- **Task brief**: Reproduce the listing below character for character; drop every image.

- **Supplied information**:
-*-*-

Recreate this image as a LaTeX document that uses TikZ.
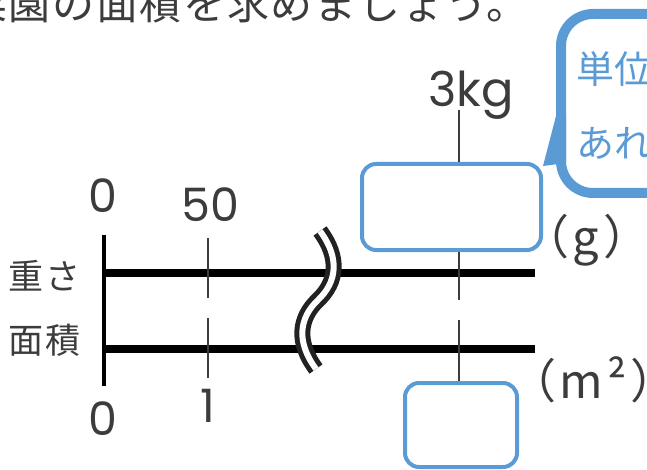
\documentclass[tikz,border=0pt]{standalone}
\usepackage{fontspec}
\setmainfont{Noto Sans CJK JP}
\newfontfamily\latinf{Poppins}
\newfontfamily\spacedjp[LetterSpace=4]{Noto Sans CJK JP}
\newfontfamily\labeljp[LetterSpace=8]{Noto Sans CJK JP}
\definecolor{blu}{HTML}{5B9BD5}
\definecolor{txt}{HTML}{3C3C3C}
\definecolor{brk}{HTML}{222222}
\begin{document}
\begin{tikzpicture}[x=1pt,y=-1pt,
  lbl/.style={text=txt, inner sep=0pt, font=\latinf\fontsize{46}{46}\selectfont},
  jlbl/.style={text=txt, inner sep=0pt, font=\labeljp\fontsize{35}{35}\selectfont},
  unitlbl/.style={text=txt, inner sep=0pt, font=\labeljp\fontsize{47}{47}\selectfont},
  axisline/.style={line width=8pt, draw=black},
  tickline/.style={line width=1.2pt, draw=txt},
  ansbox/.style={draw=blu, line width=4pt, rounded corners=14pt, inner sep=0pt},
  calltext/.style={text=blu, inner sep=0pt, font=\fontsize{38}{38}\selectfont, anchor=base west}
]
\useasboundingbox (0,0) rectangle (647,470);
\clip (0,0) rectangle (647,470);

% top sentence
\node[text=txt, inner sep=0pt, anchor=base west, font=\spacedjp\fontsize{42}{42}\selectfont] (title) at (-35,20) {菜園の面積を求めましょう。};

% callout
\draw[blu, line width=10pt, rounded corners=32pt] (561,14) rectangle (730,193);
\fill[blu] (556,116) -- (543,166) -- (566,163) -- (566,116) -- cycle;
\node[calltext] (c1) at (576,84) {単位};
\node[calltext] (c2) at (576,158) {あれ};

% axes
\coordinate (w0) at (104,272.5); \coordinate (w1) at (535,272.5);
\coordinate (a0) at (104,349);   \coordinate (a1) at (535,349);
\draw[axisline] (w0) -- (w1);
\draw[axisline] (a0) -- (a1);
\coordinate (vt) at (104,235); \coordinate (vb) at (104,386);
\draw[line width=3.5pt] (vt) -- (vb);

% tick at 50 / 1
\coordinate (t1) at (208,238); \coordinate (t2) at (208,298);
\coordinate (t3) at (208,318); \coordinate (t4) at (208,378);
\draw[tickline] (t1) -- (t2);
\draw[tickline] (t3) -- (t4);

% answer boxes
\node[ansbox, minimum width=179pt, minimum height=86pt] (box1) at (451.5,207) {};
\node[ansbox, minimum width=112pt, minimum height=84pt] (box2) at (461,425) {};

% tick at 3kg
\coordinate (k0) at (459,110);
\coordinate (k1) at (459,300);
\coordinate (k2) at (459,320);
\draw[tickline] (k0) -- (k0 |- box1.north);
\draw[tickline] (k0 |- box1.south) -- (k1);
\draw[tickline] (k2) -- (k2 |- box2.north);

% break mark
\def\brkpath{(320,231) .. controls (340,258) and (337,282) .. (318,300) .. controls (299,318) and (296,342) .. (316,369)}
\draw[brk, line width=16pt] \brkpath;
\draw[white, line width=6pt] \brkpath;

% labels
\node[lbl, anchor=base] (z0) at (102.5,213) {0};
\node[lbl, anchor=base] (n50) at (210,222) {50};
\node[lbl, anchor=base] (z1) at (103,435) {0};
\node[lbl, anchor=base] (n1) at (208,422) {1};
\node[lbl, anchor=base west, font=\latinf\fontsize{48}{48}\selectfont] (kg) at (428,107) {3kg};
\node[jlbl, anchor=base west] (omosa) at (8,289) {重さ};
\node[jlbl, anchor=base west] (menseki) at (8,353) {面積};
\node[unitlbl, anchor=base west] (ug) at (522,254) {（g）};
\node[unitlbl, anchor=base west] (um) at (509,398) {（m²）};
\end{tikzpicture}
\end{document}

-*-*-

- **The solution**:
Recreate this image as a LaTeX document that uses TikZ.
\documentclass[tikz,border=0pt]{standalone}
\usepackage{fontspec}
\setmainfont{Noto Sans CJK JP}
\newfontfamily\latinf{Poppins}
\newfontfamily\spacedjp[LetterSpace=4]{Noto Sans CJK JP}
\newfontfamily\labeljp[LetterSpace=8]{Noto Sans CJK JP}
\definecolor{blu}{HTML}{5B9BD5}
\definecolor{txt}{HTML}{3C3C3C}
\definecolor{brk}{HTML}{222222}
\begin{document}
\begin{tikzpicture}[x=1pt,y=-1pt,
  lbl/.style={text=txt, inner sep=0pt, font=\latinf\fontsize{46}{46}\selectfont},
  jlbl/.style={text=txt, inner sep=0pt, font=\labeljp\fontsize{35}{35}\selectfont},
  unitlbl/.style={text=txt, inner sep=0pt, font=\labeljp\fontsize{47}{47}\selectfont},
  axisline/.style={line width=8pt, draw=black},
  tickline/.style={line width=1.2pt, draw=txt},
  ansbox/.style={draw=blu, line width=4pt, rounded corners=14pt, inner sep=0pt},
  calltext/.style={text=blu, inner sep=0pt, font=\fontsize{38}{38}\selectfont, anchor=base west}
]
\useasboundingbox (0,0) rectangle (647,470);
\clip (0,0) rectangle (647,470);

% top sentence
\node[text=txt, inner sep=0pt, anchor=base west, font=\spacedjp\fontsize{42}{42}\selectfont] (title) at (-35,20) {菜園の面積を求めましょう。};

% callout
\draw[blu, line width=10pt, rounded corners=32pt] (561,14) rectangle (730,193);
\fill[blu] (556,116) -- (543,166) -- (566,163) -- (566,116) -- cycle;
\node[calltext] (c1) at (576,84) {単位};
\node[calltext] (c2) at (576,158) {あれ};

% axes
\coordinate (w0) at (104,272.5); \coordinate (w1) at (535,272.5);
\coordinate (a0) at (104,349);   \coordinate (a1) at (535,349);
\draw[axisline] (w0) -- (w1);
\draw[axisline] (a0) -- (a1);
\coordinate (vt) at (104,235); \coordinate (vb) at (104,386);
\draw[line width=3.5pt] (vt) -- (vb);

% tick at 50 / 1
\coordinate (t1) at (208,238); \coordinate (t2) at (208,298);
\coordinate (t3) at (208,318); \coordinate (t4) at (208,378);
\draw[tickline] (t1) -- (t2);
\draw[tickline] (t3) -- (t4);

% answer boxes
\node[ansbox, minimum width=179pt, minimum height=86pt] (box1) at (451.5,207) {};
\node[ansbox, minimum width=112pt, minimum height=84pt] (box2) at (461,425) {};

% tick at 3kg
\coordinate (k0) at (459,110);
\coordinate (k1) at (459,300);
\coordinate (k2) at (459,320);
\draw[tickline] (k0) -- (k0 |- box1.north);
\draw[tickline] (k0 |- box1.south) -- (k1);
\draw[tickline] (k2) -- (k2 |- box2.north);

% break mark
\def\brkpath{(320,231) .. controls (340,258) and (337,282) .. (318,300) .. controls (299,318) and (296,342) .. (316,369)}
\draw[brk, line width=16pt] \brkpath;
\draw[white, line width=6pt] \brkpath;

% labels
\node[lbl, anchor=base] (z0) at (102.5,213) {0};
\node[lbl, anchor=base] (n50) at (210,222) {50};
\node[lbl, anchor=base] (z1) at (103,435) {0};
\node[lbl, anchor=base] (n1) at (208,422) {1};
\node[lbl, anchor=base west, font=\latinf\fontsize{48}{48}\selectfont] (kg) at (428,107) {3kg};
\node[jlbl, anchor=base west] (omosa) at (8,289) {重さ};
\node[jlbl, anchor=base west] (menseki) at (8,353) {面積};
\node[unitlbl, anchor=base west] (ug) at (522,254) {（g）};
\node[unitlbl, anchor=base west] (um) at (509,398) {（m²）};
\end{tikzpicture}
\end{document}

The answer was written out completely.